Ou encorajar, estimular o incumprimento, bem entendido!
Antes de transferir a cobrança das facturas indébitas para meios outros que não esta execução célere de quem tem, afinal, a faca e o queijo na mão, a tesoura pronta a cortar onde não deve…
Para além de medidas avulsas, adoptadas localmente, Portugal, ao invés, entre outros, da Espanha e da França, não tem, ao que parece, uma política firme, em particular no que tange à água.

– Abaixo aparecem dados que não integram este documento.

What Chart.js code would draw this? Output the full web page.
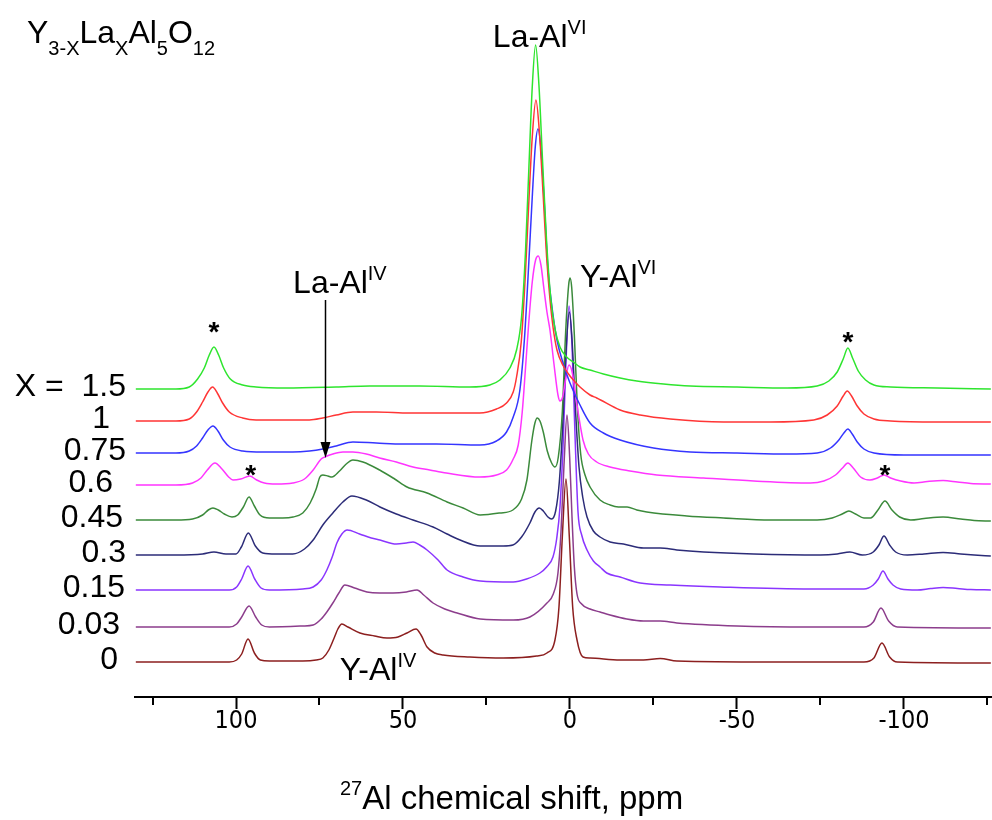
<!DOCTYPE html>
<html>
<head>
<meta charset="utf-8">
<script src="https://cdn.jsdelivr.net/npm/chart.js@4.4.0/dist/chart.umd.min.js"></script>
<style>
  html, body { margin: 0; padding: 0; background: #fff; }
</style>
</head>
<body>
<canvas id="nmr" width="992" height="820"></canvas>
<script>
// 27Al MAS NMR spectra of Y(3-x)La(x)Al5O12, stacked
// each point: [ppm, intensity (arb. units, offset included)]
const spec15 = [[130,308],[118,308],[114,310],[111.5,318],[109.5,329],[108,342],[106.6,350],[105.2,342],[103.7,329],[101.7,318],[98,312],[94,310],[85,309],[70,310],[60,311],[45,311],[30,310],[24,312],[21,317],[18,329],[16,347],[14.5,380],[13.3,447],[12.3,530],[11.3,610],[10.3,652],[9.3,612],[8.2,535],[7,455],[5.8,400],[4.5,368],[3,350],[1,340],[-1,335],[-3,330],[-6,327],[-10,323],[-15,319],[-20,316],[-28,313],[-36,311],[-50,310],[-65,309],[-74,311],[-77.5,316],[-80,325],[-81.8,338],[-83.2,349],[-84.6,339],[-86.3,326],[-88.5,317],[-91,312],[-96,310],[-110,309],[-126,308]];
const spec1 = [[130,276],[118,276],[114,278],[111.8,285],[110,295],[108.4,305],[107,310],[105.6,304],[104,294],[102,285],[98,279],[94,277],[85,277],[78,277],[74,279],[70,282],[65,285],[58,285],[48,284],[38,284],[27,284],[22,288],[19,294],[17,305],[16,320],[14.6,355],[13.4,420],[12.4,490],[11.3,560],[10.2,597],[9.1,562],[8,500],[7,440],[6,398],[5,368],[3.9,347],[2,331],[0,321],[-1,317],[-3,310],[-6,302],[-8,299],[-15,287],[-21,282],[-30,278],[-46,275],[-60,275],[-73,277],[-77,282],[-80,291],[-81.8,301],[-83,306],[-84.3,301],[-86,291],[-88,283],[-91,278],[-96,276],[-110,275],[-126,275]];
const spec075 = [[130,244],[118,244],[114,246],[111.8,251],[110,259],[108.4,267],[106.9,271],[105.4,266],[103.8,257],[101.8,250],[98,246],[92,245],[83,245],[78,246],[74,248],[70,251],[65,255],[58,254],[50,253],[40,253],[27,252],[22,256],[19,265],[17,280],[15,307],[13.6,360],[12.4,430],[11.3,500],[10.4,550],[9.6,568],[8.8,552],[7.8,500],[6.6,428],[5.2,385],[3.9,357],[2,333],[0,314],[-3,292],[-6,274],[-10,264],[-15,257],[-25,249],[-36,245],[-50,244],[-65,243],[-74,244],[-78,249],[-80.5,257],[-82,264],[-83.2,268],[-84.5,263],[-86,255],[-88,248],[-91,244],[-100,242],[-126,242]];
const spec06 = [[130,212],[118,212],[113,214],[110.5,219],[108.6,227],[106.3,234],[104.2,228],[102.2,220],[100.9,217],[98.6,218],[95.9,221],[93.8,217],[91.5,214],[88,213],[83,214],[79.5,218],[76.9,227],[74.5,238],[73.4,240],[71,243],[68,245],[65,245],[61,243],[57,239],[52,235],[47,230],[42,227],[37,224],[27,220],[22,222],[19,227],[17,238],[15.5,252],[14.3,285],[13.3,330],[12.4,372],[11.3,415],[10.3,437],[9.5,441],[8.7,432],[7.8,408],[6.9,385],[6,367],[4.8,333],[3.6,302],[3,296],[2.2,300],[1.3,318],[0.3,332],[-0.7,324],[-2,294],[-3.9,257],[-5.5,243],[-8,235],[-12,230],[-18,226],[-26,222],[-40,219],[-55,216],[-72,214],[-76,216],[-79.5,222],[-81.6,229],[-83.2,234],[-84.8,229],[-87,220],[-89.8,217],[-92,219],[-94,222],[-96,219],[-99,216],[-103,214],[-107,215.5],[-111.7,216.5],[-116,215],[-120,213.5],[-126,213]];
const spec045 = [[130,177],[118,177],[113,178],[110,182],[108.3,187],[106.9,189],[105.3,187],[103.5,183],[101.2,180],[99.5,182],[97.8,190],[96.1,200],[94.5,191],[92.8,182],[90,179],[86,179],[82.9,180],[80,184],[77.8,194],[76,208],[74.9,220],[74,222],[72.5,221],[71.3,220],[69,226],[67,233],[65,237],[62,235],[57,227],[52.5,218],[48.8,210],[42.8,204],[36.8,195],[32,189],[26.9,182],[21,184],[17.1,187],[14.5,198],[12.9,217],[11.4,257],[10.5,274],[9.8,279],[9,276],[8,265],[6.8,246],[5.5,234],[4.5,230],[3.5,240],[2.3,285],[1.3,365],[0.4,412],[0,419],[-0.5,410],[-1.3,362],[-2.2,290],[-3.2,243],[-4.5,222],[-6,210],[-9,197],[-12,192],[-14.5,190],[-17.1,190],[-20,187],[-23,185],[-35,181],[-46,179],[-60,177],[-74,177],[-78.5,179],[-81.5,183],[-83.5,186],[-85.5,183],[-88,179],[-90,179],[-92.2,187],[-94.3,196],[-96.4,187],[-98.7,180],[-102,177],[-106,178.5],[-111.7,180],[-117,178],[-121,176.5],[-126,176]];
const spec03 = [[130,142],[118,142],[110,143],[106.6,145],[103,143],[100,143],[98.4,150],[96.3,164],[94.2,151],[92,144],[88,143],[83,143],[79.5,148],[76.9,157],[74,172],[71,184],[68,195],[65.3,201],[61,197],[56.9,190],[52,183],[47,177],[41,170],[36.8,163],[32.9,157],[26.9,151],[20,151],[17.1,152],[14.5,160],[12,174],[10.5,185],[9.2,189],[8,186],[6.6,180],[5.5,178],[4.3,186],[3.2,215],[2.2,270],[1.2,345],[0.2,385],[-0.6,358],[-1.6,290],[-2.7,230],[-3.8,200],[-5.1,180],[-7,166],[-9,160],[-12,155],[-16,153],[-22,149],[-27,149],[-32,147],[-40,145],[-55,143],[-75,142],[-80,143],[-83.8,145],[-87.5,142],[-90.8,145],[-92.5,152],[-94,161],[-95.7,152],[-97.5,145],[-101,142],[-106,143],[-111.7,144.5],[-117,143],[-121,142],[-126,141]];
const spec015 = [[130,107],[102,107],[99.8,110],[98.3,118],[96.4,131],[94.4,118],[92.5,109],[90,107],[80,108],[76.9,110],[74.5,117],[72.8,127],[71.2,140],[69.8,154],[68.3,163],[66.7,167],[63,163],[59.5,159],[56.9,157],[52,153],[49,154],[47,155],[45,152],[42.8,147],[39.5,137],[36.8,127],[32,120],[26.9,116],[17,115],[13,118],[9,124],[7,130],[5.1,140],[4,158],[3,190],[2,258],[1.2,335],[0.3,391],[-0.6,352],[-1.5,262],[-2.4,185],[-3.5,162],[-5.1,147],[-7,136],[-9,130],[-11,124],[-15,120],[-21,114],[-30,112],[-45,110],[-72,108],[-88,108],[-90.8,112],[-92.3,118],[-93.7,126],[-95.2,118],[-96.7,112],[-99,108],[-104,107],[-108,108.5],[-111.7,109.5],[-116,108.5],[-120,107.5],[-126,107]];
const spec003 = [[130,70],[102,70],[99.8,73],[98.3,80],[96.1,91],[94.1,80],[92.3,72],[90,70],[80,71],[76.9,72],[74.5,78],[72.8,85],[71,94],[69.2,104],[67.4,112],[64.5,109],[60.8,105],[57,104],[53,104],[49,105],[45.8,107],[43.8,102],[41,94],[37.5,88],[33.8,84],[26.9,78],[17,77],[12,80],[6.9,94],[5,103],[3.6,124],[2.7,165],[1.8,232],[0.9,282],[0.1,240],[-0.6,180],[-1.3,130],[-2.1,103],[-3.5,93],[-6,88],[-9,85],[-12,82],[-17,78],[-22,76],[-27,76],[-32,74],[-50,71],[-72,70],[-88,70],[-90.8,75],[-93.1,89],[-95.4,76],[-98,70],[-126,69]];
const spec0 = [[130,35],[102,35],[99.8,37],[98.3,43],[96.4,58],[94.5,44],[92.7,37],[90,36],[80,36],[76,37],[74,39],[72.2,47],[70.5,60],[69.5,68],[68.3,73],[66.5,70],[62.9,64],[58.5,61],[54.8,59],[51.5,60],[48.8,64],[46.1,68],[44.6,62],[42.8,50],[40.5,44],[38,42],[30,40],[20,39],[10,41],[6.9,44],[4.5,57],[3.3,90],[2.3,160],[1.2,218],[0.2,160],[-0.8,90],[-2.1,57],[-3.9,40],[-6,39],[-15,37],[-22,37],[-27,38.5],[-32,36],[-60,35],[-88,35],[-91,39],[-93.4,54],[-95.7,40],[-98,35],[-126,34]];

const spectra = [spec15, spec1, spec075, spec06, spec045, spec03, spec015, spec003, spec0];
const xValues = ['X =  1.5', '1', '0.75', '0.6', '0.45', '0.3', '0.15', '0.03', '0'];
const lineColors = ['#2ee52e', '#ff3535', '#3535ff', '#ff35ff', '#3b8a3b', '#2c2c78', '#8a35ff', '#8c3d8c', '#8c1f1f'];
const labelRight = [126, 110, 126, 113, 123, 126, 125, 120, 118];

const tickValues = [125, 100, 75, 50, 25, 0, -25, -50, -75, -100, -125];

// spinning sidebands (*) and peak assignments, in [ppm, intensity]
const starMarks = [[106.6, 372], [95.6, 229], [-83.2, 362], [-94.3, 229]];
const peakNotes = [
  { at: [23.1, 650], parts: [{ t: 'La-Al' }, { t: 'VI', k: 'sup' }] },
  { at: [-3.0, 410], parts: [{ t: 'Y-Al' }, { t: 'VI', k: 'sup' }] },
  { at: [82.9, 404], parts: [{ t: 'La-Al' }, { t: 'IV', k: 'sup' }] },
  { at: [68.9, 17], parts: [{ t: 'Y-Al' }, { t: 'IV', k: 'sup' }] }
];
const arrowLaIV = { ppm: 73.4, from: 397, to: 239 };

const FONT = "'Liberation Sans', Arial, Helvetica, sans-serif";
const FONT_NARROW = "'Liberation Sans Narrow', 'Arial Narrow', 'DejaVu Sans Condensed', sans-serif";

function richText(ctx, parts, x, y, size, small, supDy, subDy) {
  parts.forEach(function (p) {
    ctx.font = (p.k ? small : size) + 'px ' + FONT;
    var dy = p.k === 'sup' ? supDy : (p.k === 'sub' ? subDy : 0);
    ctx.fillText(p.t, x, y + dy);
    x += ctx.measureText(p.t).width;
  });
}

const decorations = {
  id: 'decorations',
  afterDraw: function (chart) {
    const ctx = chart.ctx;
    const xs = chart.scales.x, ys = chart.scales.y;
    const area = chart.chartArea;
    ctx.save();
    ctx.fillStyle = '#000';
    ctx.strokeStyle = '#000';

    // minor ticks
    ctx.lineWidth = 2;
    tickValues.forEach(function (v) {
      if (v % 50 === 0) return;
      const px = Math.round(xs.getPixelForValue(v));
      ctx.beginPath();
      ctx.moveTo(px, area.bottom);
      ctx.lineTo(px, area.bottom + 8);
      ctx.stroke();
    });

    // X = ... labels next to each trace
    ctx.textAlign = 'right';
    ctx.textBaseline = 'alphabetic';
    ctx.font = '32px ' + FONT;
    spectra.forEach(function (s, i) {
      const py = ys.getPixelForValue(s[0][1]);
      ctx.fillText(xValues[i], labelRight[i], py + 7);
    });

    // stars
    ctx.textAlign = 'center';
    ctx.font = 'bold 28px ' + FONT;
    starMarks.forEach(function (m) {
      ctx.fillText('*', xs.getPixelForValue(m[0]), ys.getPixelForValue(m[1]) + 16);
    });

    // peak assignments
    ctx.textAlign = 'left';
    peakNotes.forEach(function (n) {
      richText(ctx, n.parts, xs.getPixelForValue(n.at[0]), ys.getPixelForValue(n.at[1]), 32, 20, -13, 12);
    });

    // arrow to La-Al(IV) shoulder
    const ax = Math.round(xs.getPixelForValue(arrowLaIV.ppm)) + 0.5;
    const ay0 = ys.getPixelForValue(arrowLaIV.from);
    const ay1 = ys.getPixelForValue(arrowLaIV.to);
    ctx.lineWidth = 1.5;
    ctx.beginPath();
    ctx.moveTo(ax, ay0);
    ctx.lineTo(ax, ay1 - 12);
    ctx.stroke();
    ctx.beginPath();
    ctx.moveTo(ax - 5, ay1 - 16);
    ctx.lineTo(ax + 5, ay1 - 16);
    ctx.lineTo(ax, ay1);
    ctx.closePath();
    ctx.fill();

    // composition formula
    richText(ctx, [{ t: 'Y' }, { t: '3-X', k: 'sub' }, { t: 'La' }, { t: 'X', k: 'sub' },
      { t: 'Al' }, { t: '5', k: 'sub' }, { t: 'O' }, { t: '12', k: 'sub' }], 27, 43, 32, 20, -13, 12);

    // axis title
    richText(ctx, [{ t: '27', k: 'sup' }, { t: 'Al chemical shift, ppm' }], 340, 809, 33, 20, -14, 0);

    ctx.restore();
  }
};

const datasets = spectra.map(function (s, i) {
  return {
    label: xValues[i],
    data: s.map(function (p) { return { x: p[0], y: p[1] }; }),
    borderColor: lineColors[i],
    borderWidth: 1.5,
    pointRadius: 0,
    fill: false,
    cubicInterpolationMode: 'monotone'
  };
});

new Chart(document.getElementById('nmr').getContext('2d'), {
  type: 'line',
  data: { datasets: datasets },
  options: {
    responsive: false,
    animation: false,
    devicePixelRatio: 1,
    layout: { padding: { left: 135, top: 17, right: 0, bottom: 0 } },
    plugins: { legend: { display: false }, tooltip: { enabled: false } },
    scales: {
      x: {
        type: 'linear',
        reverse: true,
        min: -126.35,
        max: 130.24,
        afterBuildTicks: function (axis) {
          axis.ticks = tickValues.map(function (v) { return { value: v }; });
        },
        afterFit: function (axis) { axis.height = 123; },
        ticks: {
          includeBounds: false,
          autoSkip: false,
          maxRotation: 0,
          padding: -3,
          color: '#000',
          font: { family: FONT_NARROW, size: 25 },
          callback: function (v) { return v % 50 === 0 ? String(v) : ''; }
        },
        grid: {
          drawOnChartArea: false,
          drawTicks: true,
          tickLength: 12,
          tickWidth: 2,
          tickColor: function (c) {
            return (c.tick && c.tick.value % 50 === 0) ? '#000' : 'rgba(0,0,0,0)';
          }
        },
        border: { display: true, color: '#000', width: 2 }
      },
      y: { display: false, min: 0, max: 680 }
    }
  },
  plugins: [decorations]
});
</script>
</body>
</html>
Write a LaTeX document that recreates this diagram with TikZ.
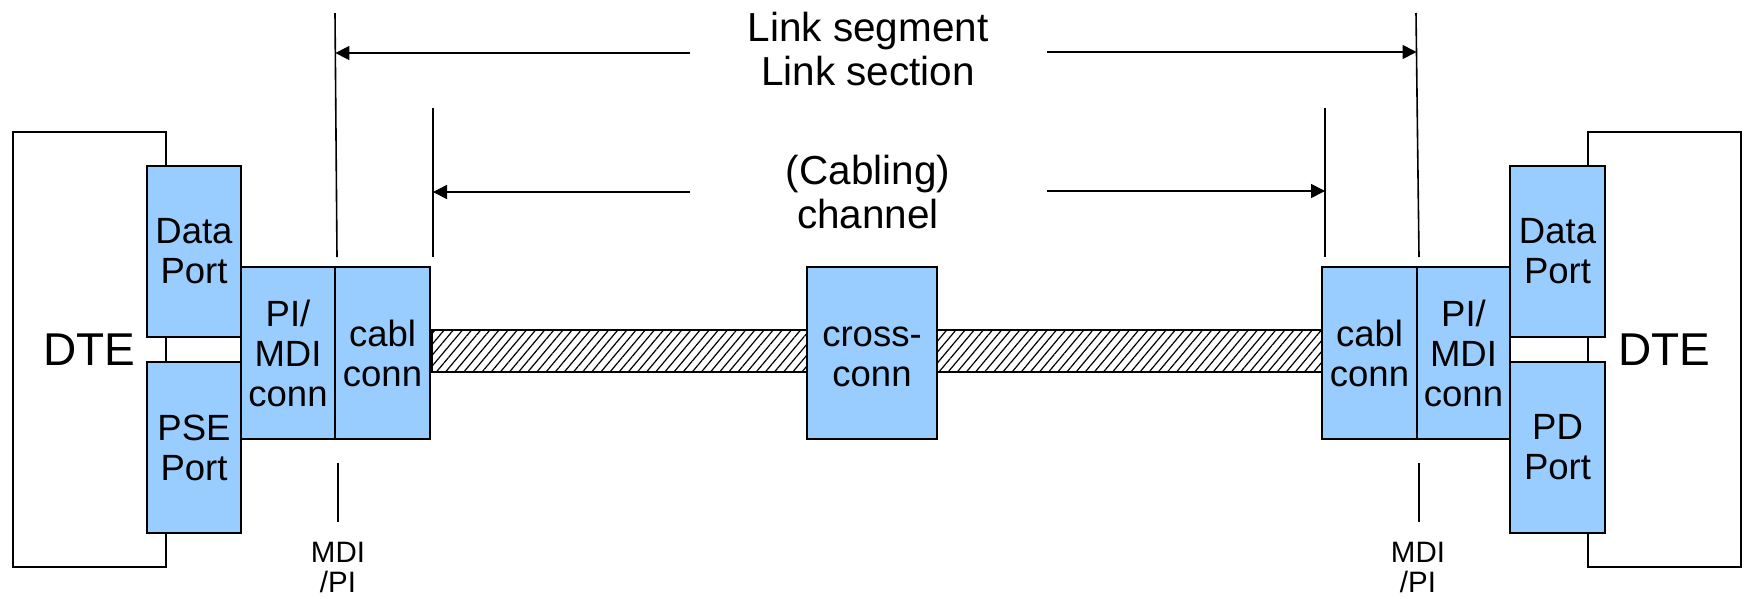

E, em especial, durante o período que transcorre, ainda dominado pela pandemia que assola o globo.
Cada uma das entidades gestoras age a seu bel talante.
Mesmo no decurso da pandemia, que subsiste, Portugal teve, através das entidades gestoras, comportamentos diferenciados e errantes.
Como noutro ensejo o dissémos:
“Umas reduziram o tarifário. Outras isentaram de pagamento durante um dado período. Outras excluíram a tarifa fixa que é, em si mesma, ilegal por se tratar de um consumo mínimo proibido.
Outras ainda diferiram o pagamento das facturas de Fevereiro e, eventualmente, a de Março… do ano transacto!
A despeito das proibições de corte, sucessivamente decretadas (e que ora se estendem até finais do ano de 2021, por mor de recente intervenção do Governo), empresas gestoras houve que efectuaram “cortes” não só na água, mas em outros serviços essenciais, em situação de aparente distracção que em circunstância alguma se tolera ou escusa.
Muita água correrá ainda por baixo das pontes até que países como os nossos, pouco flexíveis nas suas políticas de “esquerdo, direito, um dois…”, levem às últimas consequências a circunstância de a água e o saneamento serem direito humano.
Há coisas que são elementares. Não podem cair em olvido. Porque se prendem com o quotidiano de cada um e de todos. Mas desafortunamente é o que acontece!
Teremos de continuar a agitar as águas… para que se possa ter uma diferente consideração para com os consumidores da água. Da água, direito humano!